[Code that draws figures]
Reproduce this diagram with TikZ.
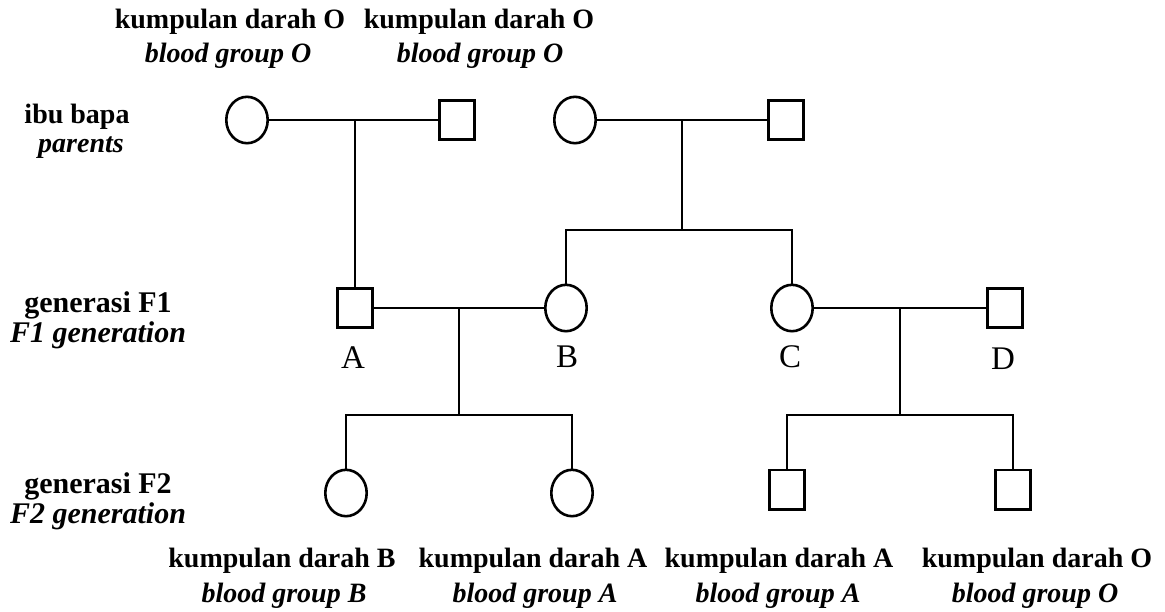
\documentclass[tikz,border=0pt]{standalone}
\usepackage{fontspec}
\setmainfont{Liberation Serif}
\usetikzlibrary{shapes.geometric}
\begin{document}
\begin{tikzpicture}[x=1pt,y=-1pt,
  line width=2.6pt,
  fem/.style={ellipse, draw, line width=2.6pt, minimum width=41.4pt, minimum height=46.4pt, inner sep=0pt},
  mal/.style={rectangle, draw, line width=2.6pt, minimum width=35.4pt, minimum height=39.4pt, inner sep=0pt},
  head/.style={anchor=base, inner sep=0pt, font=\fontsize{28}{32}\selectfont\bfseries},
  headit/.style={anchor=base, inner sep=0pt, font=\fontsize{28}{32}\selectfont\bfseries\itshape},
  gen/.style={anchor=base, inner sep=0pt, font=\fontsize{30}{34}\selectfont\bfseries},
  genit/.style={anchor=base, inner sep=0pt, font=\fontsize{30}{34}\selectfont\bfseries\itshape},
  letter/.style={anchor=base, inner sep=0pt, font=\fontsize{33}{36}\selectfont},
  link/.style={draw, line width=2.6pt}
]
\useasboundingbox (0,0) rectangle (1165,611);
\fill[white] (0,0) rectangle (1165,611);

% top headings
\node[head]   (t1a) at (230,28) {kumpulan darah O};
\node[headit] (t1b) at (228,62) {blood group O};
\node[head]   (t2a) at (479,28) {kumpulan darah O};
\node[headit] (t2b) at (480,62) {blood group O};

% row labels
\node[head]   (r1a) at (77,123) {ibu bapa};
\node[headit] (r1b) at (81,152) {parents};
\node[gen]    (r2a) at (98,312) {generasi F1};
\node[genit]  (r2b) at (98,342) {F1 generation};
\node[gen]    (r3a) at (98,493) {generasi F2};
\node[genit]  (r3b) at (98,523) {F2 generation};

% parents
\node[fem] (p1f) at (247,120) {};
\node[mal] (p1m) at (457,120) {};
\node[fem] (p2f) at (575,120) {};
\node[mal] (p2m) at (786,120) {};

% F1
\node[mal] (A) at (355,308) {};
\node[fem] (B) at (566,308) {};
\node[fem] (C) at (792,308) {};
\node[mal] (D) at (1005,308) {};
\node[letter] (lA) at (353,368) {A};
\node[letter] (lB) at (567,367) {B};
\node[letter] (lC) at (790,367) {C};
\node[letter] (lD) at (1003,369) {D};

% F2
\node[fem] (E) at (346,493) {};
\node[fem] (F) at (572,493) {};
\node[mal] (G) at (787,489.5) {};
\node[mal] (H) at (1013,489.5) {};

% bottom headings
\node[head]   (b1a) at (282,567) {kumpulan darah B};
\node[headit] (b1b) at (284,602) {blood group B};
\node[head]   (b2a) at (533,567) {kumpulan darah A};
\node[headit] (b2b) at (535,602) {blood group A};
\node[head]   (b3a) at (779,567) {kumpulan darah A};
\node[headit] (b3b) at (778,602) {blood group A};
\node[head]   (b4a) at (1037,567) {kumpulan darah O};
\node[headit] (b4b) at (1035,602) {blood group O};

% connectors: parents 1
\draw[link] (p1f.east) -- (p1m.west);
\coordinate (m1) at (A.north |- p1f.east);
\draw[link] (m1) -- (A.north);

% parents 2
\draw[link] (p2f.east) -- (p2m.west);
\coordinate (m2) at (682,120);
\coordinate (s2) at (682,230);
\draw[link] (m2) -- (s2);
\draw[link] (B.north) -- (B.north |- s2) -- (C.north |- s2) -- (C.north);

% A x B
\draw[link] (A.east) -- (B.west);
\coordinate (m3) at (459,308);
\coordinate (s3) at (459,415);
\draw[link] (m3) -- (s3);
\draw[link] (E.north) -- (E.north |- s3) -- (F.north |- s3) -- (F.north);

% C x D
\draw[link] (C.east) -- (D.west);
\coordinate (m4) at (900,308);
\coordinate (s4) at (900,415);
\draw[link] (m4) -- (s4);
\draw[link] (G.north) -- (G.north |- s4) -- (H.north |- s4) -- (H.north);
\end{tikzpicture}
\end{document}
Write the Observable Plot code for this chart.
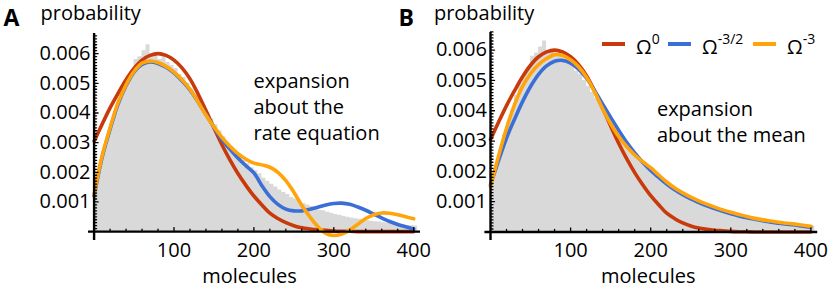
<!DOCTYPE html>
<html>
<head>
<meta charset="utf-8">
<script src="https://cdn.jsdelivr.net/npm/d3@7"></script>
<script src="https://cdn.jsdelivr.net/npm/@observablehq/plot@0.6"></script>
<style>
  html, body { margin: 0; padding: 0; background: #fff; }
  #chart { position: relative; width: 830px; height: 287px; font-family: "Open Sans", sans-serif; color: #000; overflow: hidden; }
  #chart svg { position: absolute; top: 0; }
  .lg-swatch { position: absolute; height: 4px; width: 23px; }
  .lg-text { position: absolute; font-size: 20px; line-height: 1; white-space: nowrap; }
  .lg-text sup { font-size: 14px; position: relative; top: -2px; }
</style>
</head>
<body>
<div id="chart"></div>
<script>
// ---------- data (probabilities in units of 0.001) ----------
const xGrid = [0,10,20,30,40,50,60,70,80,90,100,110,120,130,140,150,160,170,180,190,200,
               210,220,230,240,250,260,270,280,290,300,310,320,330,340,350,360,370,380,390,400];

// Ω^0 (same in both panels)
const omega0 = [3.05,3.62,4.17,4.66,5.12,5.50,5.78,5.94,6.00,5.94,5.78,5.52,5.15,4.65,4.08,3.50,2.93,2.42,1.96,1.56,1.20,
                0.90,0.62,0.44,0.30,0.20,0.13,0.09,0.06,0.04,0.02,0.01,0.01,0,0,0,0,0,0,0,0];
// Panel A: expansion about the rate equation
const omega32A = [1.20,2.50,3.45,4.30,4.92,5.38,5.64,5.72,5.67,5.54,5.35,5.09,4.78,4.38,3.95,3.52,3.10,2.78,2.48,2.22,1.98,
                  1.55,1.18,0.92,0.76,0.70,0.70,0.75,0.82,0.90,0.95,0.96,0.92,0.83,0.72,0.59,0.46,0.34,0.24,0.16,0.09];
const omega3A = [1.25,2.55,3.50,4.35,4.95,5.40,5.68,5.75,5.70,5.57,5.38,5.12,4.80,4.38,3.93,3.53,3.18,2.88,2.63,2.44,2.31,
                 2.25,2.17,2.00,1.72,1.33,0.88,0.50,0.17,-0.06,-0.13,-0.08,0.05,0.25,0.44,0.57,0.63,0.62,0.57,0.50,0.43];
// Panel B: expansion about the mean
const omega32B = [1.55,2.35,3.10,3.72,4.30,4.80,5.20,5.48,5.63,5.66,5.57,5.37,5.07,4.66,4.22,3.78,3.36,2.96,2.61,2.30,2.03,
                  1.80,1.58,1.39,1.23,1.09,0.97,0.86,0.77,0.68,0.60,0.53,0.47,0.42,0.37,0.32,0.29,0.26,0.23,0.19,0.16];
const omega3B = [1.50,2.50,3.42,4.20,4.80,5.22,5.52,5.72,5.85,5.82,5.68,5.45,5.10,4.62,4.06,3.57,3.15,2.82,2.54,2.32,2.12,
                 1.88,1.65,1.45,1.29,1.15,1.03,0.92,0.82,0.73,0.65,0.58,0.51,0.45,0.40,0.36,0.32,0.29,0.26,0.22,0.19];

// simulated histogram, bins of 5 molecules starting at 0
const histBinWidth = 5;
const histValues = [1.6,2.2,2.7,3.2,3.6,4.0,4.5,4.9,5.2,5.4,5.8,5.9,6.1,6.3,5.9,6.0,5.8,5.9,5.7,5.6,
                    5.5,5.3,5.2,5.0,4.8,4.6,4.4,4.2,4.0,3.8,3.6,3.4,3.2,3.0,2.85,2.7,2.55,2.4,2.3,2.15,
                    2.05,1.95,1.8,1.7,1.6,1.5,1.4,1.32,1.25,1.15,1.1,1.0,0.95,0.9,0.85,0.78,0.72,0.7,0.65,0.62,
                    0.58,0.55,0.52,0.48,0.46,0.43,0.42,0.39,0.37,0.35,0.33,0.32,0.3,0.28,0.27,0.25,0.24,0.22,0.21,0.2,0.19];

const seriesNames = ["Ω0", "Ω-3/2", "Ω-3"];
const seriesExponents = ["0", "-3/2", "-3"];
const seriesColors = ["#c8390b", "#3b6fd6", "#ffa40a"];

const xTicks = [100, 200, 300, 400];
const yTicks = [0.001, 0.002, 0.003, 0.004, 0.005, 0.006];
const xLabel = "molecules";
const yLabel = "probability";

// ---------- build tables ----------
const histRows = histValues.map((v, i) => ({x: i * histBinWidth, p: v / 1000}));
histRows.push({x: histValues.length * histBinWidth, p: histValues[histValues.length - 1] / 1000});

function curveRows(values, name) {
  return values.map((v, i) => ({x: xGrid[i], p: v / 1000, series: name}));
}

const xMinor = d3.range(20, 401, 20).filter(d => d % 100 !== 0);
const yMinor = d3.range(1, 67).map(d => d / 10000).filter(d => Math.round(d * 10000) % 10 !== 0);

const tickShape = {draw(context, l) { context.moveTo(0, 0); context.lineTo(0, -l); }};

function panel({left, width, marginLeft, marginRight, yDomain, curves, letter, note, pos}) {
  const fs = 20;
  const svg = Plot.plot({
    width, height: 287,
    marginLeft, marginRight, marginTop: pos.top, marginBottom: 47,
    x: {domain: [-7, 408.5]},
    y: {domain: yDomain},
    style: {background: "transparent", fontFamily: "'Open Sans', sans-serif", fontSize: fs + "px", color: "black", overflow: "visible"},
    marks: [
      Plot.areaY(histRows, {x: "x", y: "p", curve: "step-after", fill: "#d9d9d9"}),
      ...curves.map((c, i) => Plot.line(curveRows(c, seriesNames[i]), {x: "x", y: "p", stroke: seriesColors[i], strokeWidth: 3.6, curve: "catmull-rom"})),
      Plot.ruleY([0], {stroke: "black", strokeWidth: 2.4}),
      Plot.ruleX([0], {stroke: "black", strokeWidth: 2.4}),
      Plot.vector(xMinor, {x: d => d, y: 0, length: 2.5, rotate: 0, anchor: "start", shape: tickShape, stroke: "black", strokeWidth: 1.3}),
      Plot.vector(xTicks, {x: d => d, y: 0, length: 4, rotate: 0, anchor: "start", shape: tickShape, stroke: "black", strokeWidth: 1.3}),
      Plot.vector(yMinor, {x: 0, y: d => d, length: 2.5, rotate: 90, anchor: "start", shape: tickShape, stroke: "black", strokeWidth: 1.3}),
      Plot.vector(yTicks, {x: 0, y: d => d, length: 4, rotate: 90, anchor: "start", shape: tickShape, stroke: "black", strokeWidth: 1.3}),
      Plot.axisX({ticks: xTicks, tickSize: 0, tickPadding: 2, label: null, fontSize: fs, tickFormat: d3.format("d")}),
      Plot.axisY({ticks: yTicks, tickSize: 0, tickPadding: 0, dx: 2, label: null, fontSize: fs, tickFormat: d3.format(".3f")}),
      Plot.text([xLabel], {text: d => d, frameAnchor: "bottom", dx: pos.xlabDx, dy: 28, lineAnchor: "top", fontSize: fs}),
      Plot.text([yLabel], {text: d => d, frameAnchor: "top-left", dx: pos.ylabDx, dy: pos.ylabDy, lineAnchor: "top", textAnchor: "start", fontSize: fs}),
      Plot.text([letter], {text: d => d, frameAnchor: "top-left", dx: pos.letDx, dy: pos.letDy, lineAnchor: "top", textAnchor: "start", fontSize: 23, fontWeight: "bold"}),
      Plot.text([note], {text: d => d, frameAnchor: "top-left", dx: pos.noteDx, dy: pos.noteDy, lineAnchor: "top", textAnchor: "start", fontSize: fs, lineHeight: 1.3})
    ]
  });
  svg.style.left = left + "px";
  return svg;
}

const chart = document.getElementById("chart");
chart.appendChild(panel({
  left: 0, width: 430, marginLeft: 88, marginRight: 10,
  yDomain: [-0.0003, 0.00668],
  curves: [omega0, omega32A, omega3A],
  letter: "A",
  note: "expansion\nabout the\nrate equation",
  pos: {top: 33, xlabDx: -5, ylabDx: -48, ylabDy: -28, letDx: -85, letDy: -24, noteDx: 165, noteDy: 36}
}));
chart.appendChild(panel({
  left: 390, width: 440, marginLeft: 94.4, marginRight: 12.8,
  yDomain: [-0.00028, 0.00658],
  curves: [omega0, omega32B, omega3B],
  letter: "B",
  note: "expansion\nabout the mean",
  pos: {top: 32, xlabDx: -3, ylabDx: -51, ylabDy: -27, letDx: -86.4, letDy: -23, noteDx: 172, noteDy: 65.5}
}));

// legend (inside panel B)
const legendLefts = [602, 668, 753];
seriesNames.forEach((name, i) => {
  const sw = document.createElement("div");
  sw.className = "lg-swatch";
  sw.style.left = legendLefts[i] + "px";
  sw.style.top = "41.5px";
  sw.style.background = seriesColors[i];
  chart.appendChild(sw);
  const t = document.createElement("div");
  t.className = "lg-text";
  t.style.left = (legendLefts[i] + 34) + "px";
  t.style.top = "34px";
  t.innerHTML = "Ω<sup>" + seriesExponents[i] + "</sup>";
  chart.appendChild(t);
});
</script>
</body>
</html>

## Short problem:
Return the lines exactly as they stand, from the start of the entries through the line holding "(H) at (1013,489.5)"; omit the pictures.

## Answer to the problem:
Reproduce this diagram with TikZ.
\documentclass[tikz,border=0pt]{standalone}
\usepackage{fontspec}
\setmainfont{Liberation Serif}
\usetikzlibrary{shapes.geometric}
\begin{document}
\begin{tikzpicture}[x=1pt,y=-1pt,
  line width=2.6pt,
  fem/.style={ellipse, draw, line width=2.6pt, minimum width=41.4pt, minimum height=46.4pt, inner sep=0pt},
  mal/.style={rectangle, draw, line width=2.6pt, minimum width=35.4pt, minimum height=39.4pt, inner sep=0pt},
  head/.style={anchor=base, inner sep=0pt, font=\fontsize{28}{32}\selectfont\bfseries},
  headit/.style={anchor=base, inner sep=0pt, font=\fontsize{28}{32}\selectfont\bfseries\itshape},
  gen/.style={anchor=base, inner sep=0pt, font=\fontsize{30}{34}\selectfont\bfseries},
  genit/.style={anchor=base, inner sep=0pt, font=\fontsize{30}{34}\selectfont\bfseries\itshape},
  letter/.style={anchor=base, inner sep=0pt, font=\fontsize{33}{36}\selectfont},
  link/.style={draw, line width=2.6pt}
]
\useasboundingbox (0,0) rectangle (1165,611);
\fill[white] (0,0) rectangle (1165,611);

% top headings
\node[head]   (t1a) at (230,28) {kumpulan darah O};
\node[headit] (t1b) at (228,62) {blood group O};
\node[head]   (t2a) at (479,28) {kumpulan darah O};
\node[headit] (t2b) at (480,62) {blood group O};

% row labels
\node[head]   (r1a) at (77,123) {ibu bapa};
\node[headit] (r1b) at (81,152) {parents};
\node[gen]    (r2a) at (98,312) {generasi F1};
\node[genit]  (r2b) at (98,342) {F1 generation};
\node[gen]    (r3a) at (98,493) {generasi F2};
\node[genit]  (r3b) at (98,523) {F2 generation};

% parents
\node[fem] (p1f) at (247,120) {};
\node[mal] (p1m) at (457,120) {};
\node[fem] (p2f) at (575,120) {};
\node[mal] (p2m) at (786,120) {};

% F1
\node[mal] (A) at (355,308) {};
\node[fem] (B) at (566,308) {};
\node[fem] (C) at (792,308) {};
\node[mal] (D) at (1005,308) {};
\node[letter] (lA) at (353,368) {A};
\node[letter] (lB) at (567,367) {B};
\node[letter] (lC) at (790,367) {C};
\node[letter] (lD) at (1003,369) {D};

% F2
\node[fem] (E) at (346,493) {};
\node[fem] (F) at (572,493) {};
\node[mal] (G) at (787,489.5) {};
\node[mal] (H) at (1013,489.5) {};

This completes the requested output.